Doctors use digital cameras in India's earthquake town
Every day, more than 130 patients come to the Japanese Red Cross clinic in the earthquake-struck town of Sukhpar, near Bhuj. The medical team are using the latest digital technology to help them make decisions while operating on the injured, emailing photographs of injuries back to experts in Japan.
Seven-year-old Gopal Ramesh is grateful; this approach has helped save his fingers from being amputated. When the quake rocked Gujarat district on the morning of January 26, Gopal Ramesh was at home watching India's Republic Day military parade - the real life version of some of the toys he usually plays with.
Gopal's parents dragged him out of the way of a falling stone wall as their home collapsed in the earthquake. But a large stone fell on his right hand and almost smashed his fingers. There was no doctor available to treat him for the first few days and before long, the wound became infected. The Japanese doctors have to decide whether they can save his fingers, or whether they have to be amputated to save the boy's hand.
The Japanese Red Cross doctors think that treating his wounds, redressing them and prescribing medicines will be enough to save Gopal's fingers. But what if they are wrong? Just to be sure, they want a second opinion. Normally in a temporary mobile clinic in an earthquake-devastated zone, this would not be possible.
"Brave men play with guns, don't they? So why do you cry like this now," his mother asks the weeping Gopal as Dr. Takamura from the Japanese Red Cross holds his fingers apart while another doctor takes a succession of photographs of his injury with a digital camera.
The team brought with them a digital camera, a computer and a satellite phone, which they can use to communicate with experts halfway round the world. After taking the pictures, the doctors then e-mail them to the Kumamoto Red Cross hospital back in Japan for a second opinion.
"Our colleagues examine the state of the injury at the Kumamoto prefecture hospital and give us their opinion over the phone. We get specific advice and this is invaluable. It makes it so much easier for us to arrive at the right decision," explains Dr. Akira Miyata, the team leader.

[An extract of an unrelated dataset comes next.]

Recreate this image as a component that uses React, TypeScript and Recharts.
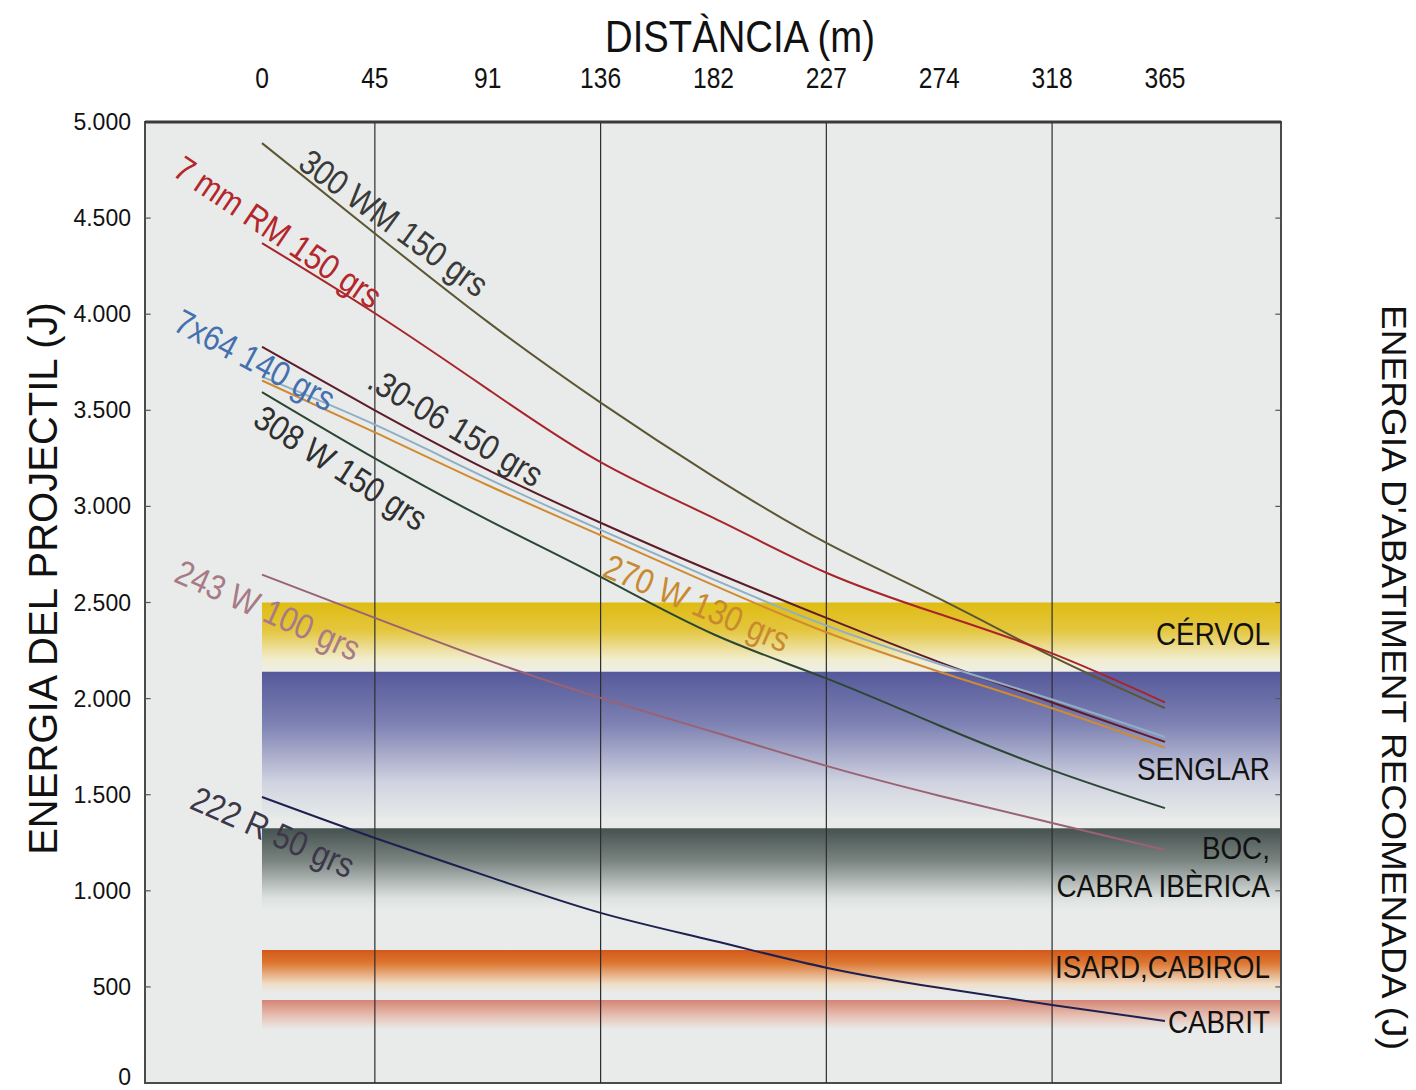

It is a novel method but one that has proved to be very successful.
Luckily for Gopal there was no need for an amputation.
The only drawback to the e-mail system is that the process can be slow. However, a Japanese company is providing a new software soon. Not only will it speed up the transmission of the picture, but it will also enable the doctors to talk to one another at the same time and discuss what they see.
Just like during the exodus of the Kosovo Albanians back in 1999, when the Red Cross used the Internet to reunificate families dismantled by war, now in the midst of ruins and devastation, modern technology comes again to the service of humanity.